This past week I came up with a writing prompt for Ben. The idea this time is not to replicate the way zebra finches learn to sing, but to pay homage to it. I asked Ben to think of a skill that could be taught to another person, and write instructions for that skill transfer in the second-person imperative voice (you must cut the tomatoes, turn on the fan, filter the coffee through the copper sieve). Once the base text is complete, we’d pick an arbitrary number, n, and change every nth word in the text to something new and random, much like I’ve been doing in my poem prompt. Then Ben will need to course-correct the text, but can only do so by modulating the three words that immediately precede and follow the nth words. The next iteration would be to pick a new number, x, change every xth word, and repeat the course correction.
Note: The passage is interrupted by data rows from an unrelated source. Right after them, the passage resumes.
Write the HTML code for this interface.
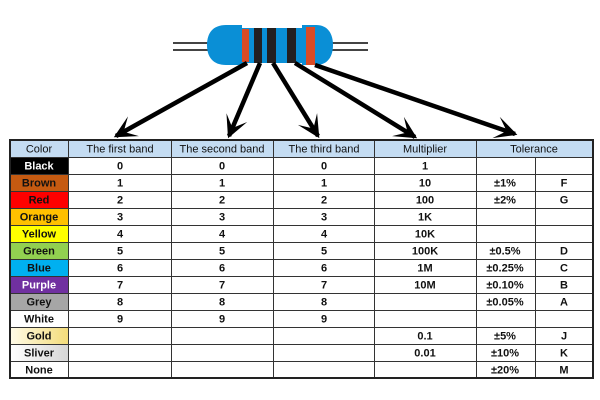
<!DOCTYPE html>
<html><head><meta charset="utf-8"><style>
html,body{margin:0;padding:0;background:#fff;}
svg{display:block;}
text{font-family:"Liberation Sans",sans-serif;font-size:11px;}
.b{font-weight:bold;}
</style></head><body>
<svg width="600" height="400" viewBox="0 0 600 400" xmlns="http://www.w3.org/2000/svg">
<defs>
<marker id="ah" markerUnits="userSpaceOnUse" markerWidth="30" markerHeight="30" refX="0" refY="0" viewBox="-20 -12 24 24" orient="auto" overflow="visible">
<path d="M2,0 L-16,-9 L-7,0 L-16,9 Z" fill="#000"/>
</marker>
<linearGradient id="gold" x1="0" x2="1" y1="0" y2="0"><stop offset="0" stop-color="#fffbe8"/><stop offset="1" stop-color="#f3dc7a"/></linearGradient>
<linearGradient id="silver" x1="0" x2="1" y1="0" y2="0"><stop offset="0" stop-color="#ffffff"/><stop offset="1" stop-color="#d6d6d6"/></linearGradient>
</defs>

<!-- leads -->
<g stroke="#444" stroke-width="2">
<line x1="173" y1="43" x2="210" y2="43"/><line x1="173" y1="50" x2="210" y2="50"/>
<line x1="330" y1="43" x2="368" y2="43"/><line x1="330" y1="50" x2="368" y2="50"/>
</g>
<!-- body -->
<g fill="#0a8fd6">
<path d="M242,25 L226,25 C213,25 207,33 207,45 C207,57 213,65 226,65 L242,65 Z"/>
<rect x="236" y="28" width="72" height="35"/>
<path d="M302,25 L316,25 C328,25 333,34 333,45 C333,56 328,65 316,65 L302,65 Z"/>
</g>
<rect x="242" y="29" width="7" height="33" fill="#d94b26"/>
<rect x="254" y="28" width="8" height="35" fill="#231f20"/>
<rect x="267" y="28" width="9" height="35" fill="#231f20"/>
<rect x="287" y="28" width="9" height="35" fill="#231f20"/>
<rect x="306" y="27" width="9" height="38" fill="#d94b26"/>

<!-- arrows -->
<g stroke="#000" stroke-width="4.5" marker-end="url(#ah)">
<line x1="247" y1="63" x2="116" y2="136"/>
<line x1="260" y1="63" x2="229" y2="136"/>
<line x1="273" y1="63" x2="318" y2="136"/>
<line x1="295" y1="63" x2="415" y2="137"/>
<line x1="315" y1="65" x2="515" y2="134"/>
</g>

<!-- table fills -->
<rect x="10" y="140" width="583" height="17" fill="#c4dcf2"/>
<rect x="10" y="157" width="58" height="17" fill="#000"/>
<rect x="10" y="174" width="58" height="17" fill="#c55a11"/>
<rect x="10" y="191" width="58" height="17" fill="#ff0000"/>
<rect x="10" y="208" width="58" height="17" fill="#ffc000"/>
<rect x="10" y="225" width="58" height="17" fill="#ffff00"/>
<rect x="10" y="242" width="58" height="17" fill="#92d050"/>
<rect x="10" y="259" width="58" height="17" fill="#00b0f0"/>
<rect x="10" y="276" width="58" height="17" fill="#7030a0"/>
<rect x="10" y="293" width="58" height="17" fill="#a6a6a6"/>
<rect x="10" y="327" width="58" height="17" fill="url(#gold)"/>
<rect x="10" y="344" width="58" height="17" fill="url(#silver)"/>

<!-- grid -->
<g stroke="#333" stroke-width="1">
<line x1="10" y1="157.5" x2="593" y2="157.5"/>
<line x1="10" y1="174.5" x2="593" y2="174.5"/>
<line x1="10" y1="191.5" x2="593" y2="191.5"/>
<line x1="10" y1="208.5" x2="593" y2="208.5"/>
<line x1="10" y1="225.5" x2="593" y2="225.5"/>
<line x1="10" y1="242.5" x2="593" y2="242.5"/>
<line x1="10" y1="259.5" x2="593" y2="259.5"/>
<line x1="10" y1="276.5" x2="593" y2="276.5"/>
<line x1="10" y1="293.5" x2="593" y2="293.5"/>
<line x1="10" y1="310.5" x2="593" y2="310.5"/>
<line x1="10" y1="327.5" x2="593" y2="327.5"/>
<line x1="10" y1="344.5" x2="593" y2="344.5"/>
<line x1="10" y1="361.5" x2="593" y2="361.5"/>
<line x1="68.5" y1="140" x2="68.5" y2="378"/>
<line x1="171.5" y1="140" x2="171.5" y2="378"/>
<line x1="273.5" y1="140" x2="273.5" y2="378"/>
<line x1="374.5" y1="140" x2="374.5" y2="378"/>
<line x1="476.5" y1="140" x2="476.5" y2="378"/>
<line x1="535.5" y1="157" x2="535.5" y2="378"/>
</g>
<rect x="10" y="140" width="583" height="238" fill="none" stroke="#222" stroke-width="2"/>

<!-- header text -->
<g text-anchor="middle" fill="#111">
<text x="39" y="152.5">Color</text>
<text x="120" y="152.5">The first band</text>
<text x="222" y="152.5">The second band</text>
<text x="324" y="152.5">The third band</text>
<text x="425" y="152.5">Multiplier</text>
<text x="534" y="152.5">Tolerance</text>
</g>

<!-- color names -->
<g text-anchor="middle" class="b" fill="#111">
<text x="39" y="169.5" fill="#fff">Black</text>
<text x="39" y="186.5">Brown</text>
<text x="39" y="203.5">Red</text>
<text x="39" y="220.5">Orange</text>
<text x="39" y="237.5">Yellow</text>
<text x="39" y="254.5">Green</text>
<text x="39" y="271.5">Blue</text>
<text x="39" y="288.5" fill="#fff">Purple</text>
<text x="39" y="305.5">Grey</text>
<text x="39" y="322.5">White</text>
<text x="39" y="339.5">Gold</text>
<text x="39" y="356.5">Sliver</text>
<text x="39" y="373.5">None</text>
</g>

<!-- digits -->
<g text-anchor="middle" class="b" fill="#111">
<text x="120" y="169.5">0</text><text x="222" y="169.5">0</text><text x="324" y="169.5">0</text><text x="425" y="169.5">1</text>
<text x="120" y="186.5">1</text><text x="222" y="186.5">1</text><text x="324" y="186.5">1</text><text x="425" y="186.5">10</text><text x="505" y="186.5">±1%</text><text x="564" y="186.5">F</text>
<text x="120" y="203.5">2</text><text x="222" y="203.5">2</text><text x="324" y="203.5">2</text><text x="425" y="203.5">100</text><text x="505" y="203.5">±2%</text><text x="564" y="203.5">G</text>
<text x="120" y="220.5">3</text><text x="222" y="220.5">3</text><text x="324" y="220.5">3</text><text x="425" y="220.5">1K</text>
<text x="120" y="237.5">4</text><text x="222" y="237.5">4</text><text x="324" y="237.5">4</text><text x="425" y="237.5">10K</text>
<text x="120" y="254.5">5</text><text x="222" y="254.5">5</text><text x="324" y="254.5">5</text><text x="425" y="254.5">100K</text><text x="505" y="254.5">±0.5%</text><text x="564" y="254.5">D</text>
<text x="120" y="271.5">6</text><text x="222" y="271.5">6</text><text x="324" y="271.5">6</text><text x="425" y="271.5">1M</text><text x="505" y="271.5">±0.25%</text><text x="564" y="271.5">C</text>
<text x="120" y="288.5">7</text><text x="222" y="288.5">7</text><text x="324" y="288.5">7</text><text x="425" y="288.5">10M</text><text x="505" y="288.5">±0.10%</text><text x="564" y="288.5">B</text>
<text x="120" y="305.5">8</text><text x="222" y="305.5">8</text><text x="324" y="305.5">8</text><text x="505" y="305.5">±0.05%</text><text x="564" y="305.5">A</text>
<text x="120" y="322.5">9</text><text x="222" y="322.5">9</text><text x="324" y="322.5">9</text>
<text x="425" y="339.5">0.1</text><text x="505" y="339.5">±5%</text><text x="564" y="339.5">J</text>
<text x="425" y="356.5">0.01</text><text x="505" y="356.5">±10%</text><text x="564" y="356.5">K</text>
<text x="505" y="373.5">±20%</text><text x="564" y="373.5">M</text>
</g>
</svg>
</body></html>
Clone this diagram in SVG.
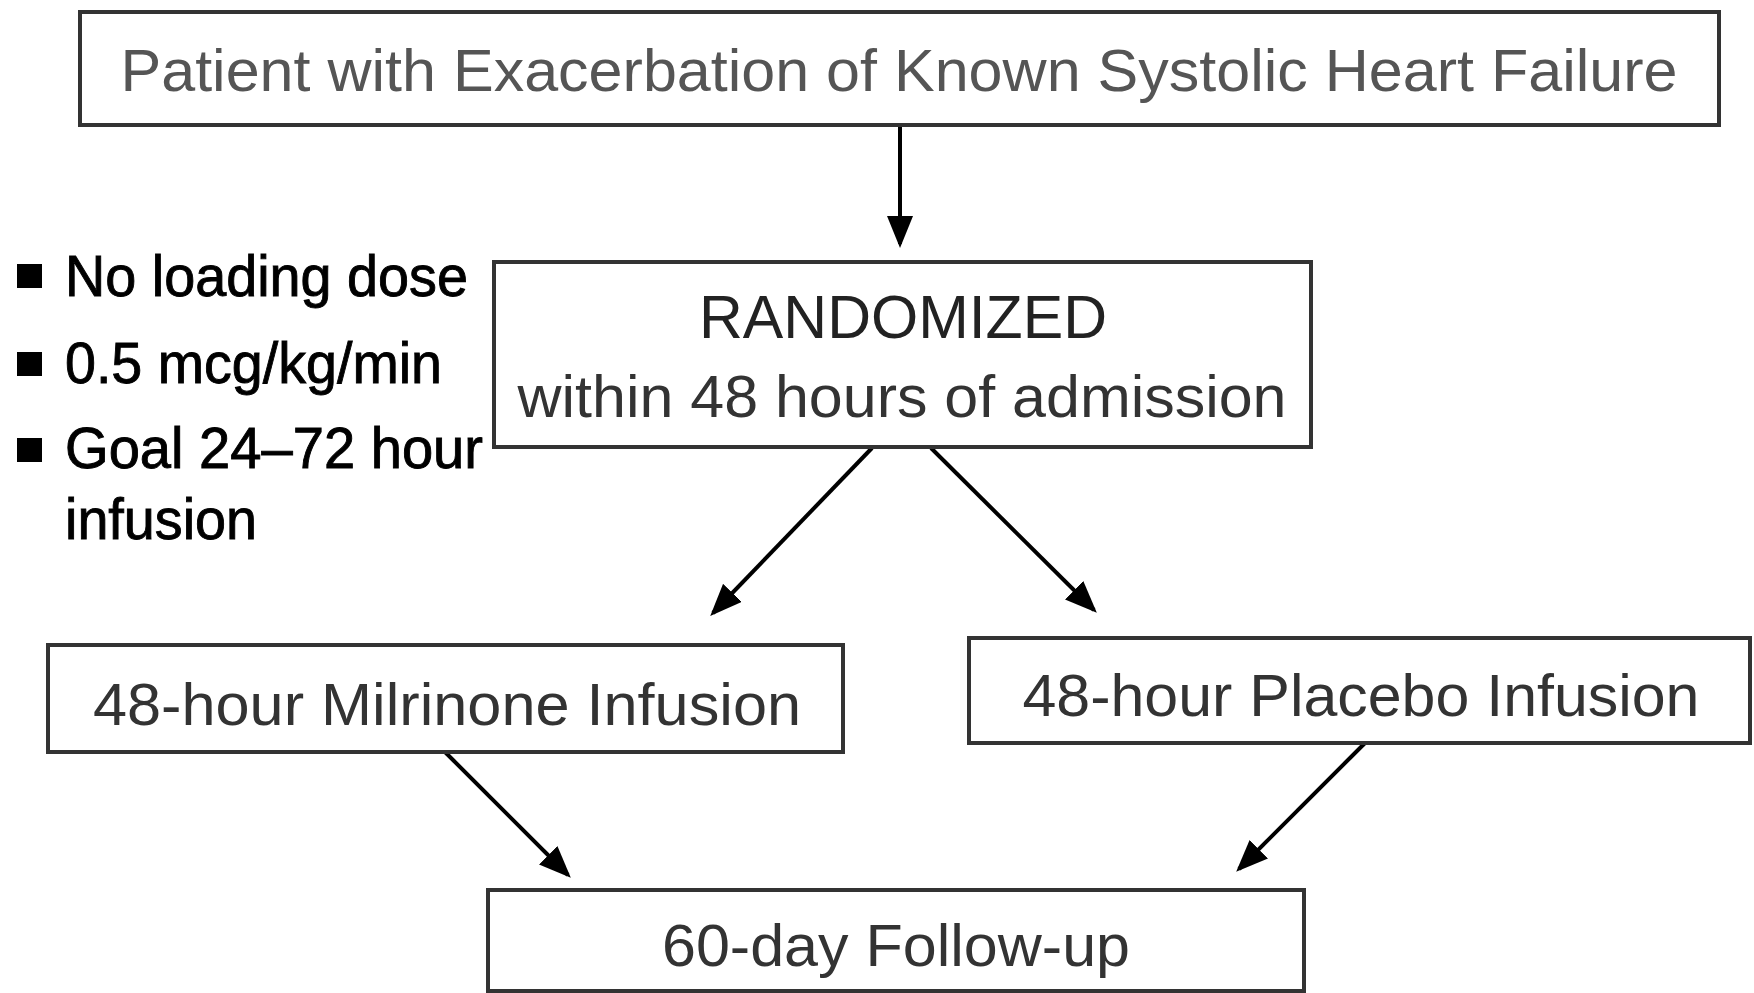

In this way, speech/words become sound analogs, and instead of error-correcting the pitch of a song the way a juvenile bird does, we’re error-correcting meaning.
My poem iterations now seem like a machine had a hand at writing them, which is interesting since we’ve also talked about machine learning and algorithmically generated texts for this project. But to break free from rule-based writing, I started jotting down notes on memory and consciousness for another project. It’s relevant at this point to mention that I have a three-month old baby, and that I’ve been doing a lot of associative thinking about how her brain is developing. I think that every time she wakes from sleep, she’s coming to terms with her existence, which can be overwhelming to handle (if not terrifying) for a creature with poor muscle control and few life experiences. So she wakes up, begins to cry, and calms when I approach because she remembers me. I want to know what memory means for a baby, and how the adults we become are overlaid upon those early memories. I asked Ben if early memories are erased and overwritten like in computer systems, or if the physical structures of those early nerve networks “lignify” the way trees preserve the branching patterns of their past, sapling selves. It turns out neither of these metaphors works well enough to explain what might actually be going on, and so I’ve got some course-corrective notes to work with now.
The other thing we discussed was the nature of consciousness. I’ve still not wrapped my head around all this, since Ben’s given me a lot to think about regarding the lack of vocabulary or conceptual definitions that people can agree on before we decide what is or isn’t conscious. But for me this line of thought begins with open speculation on how much (or little) it takes to create a complete neural network (with input and output structures) in a petri dish. I fell into a research wormhole on brain organoids (pea-sized, self-organized, differentiated neuron bundles made from scratch out of human stem cells) and the ethics of creating and using them. More on that at a later date.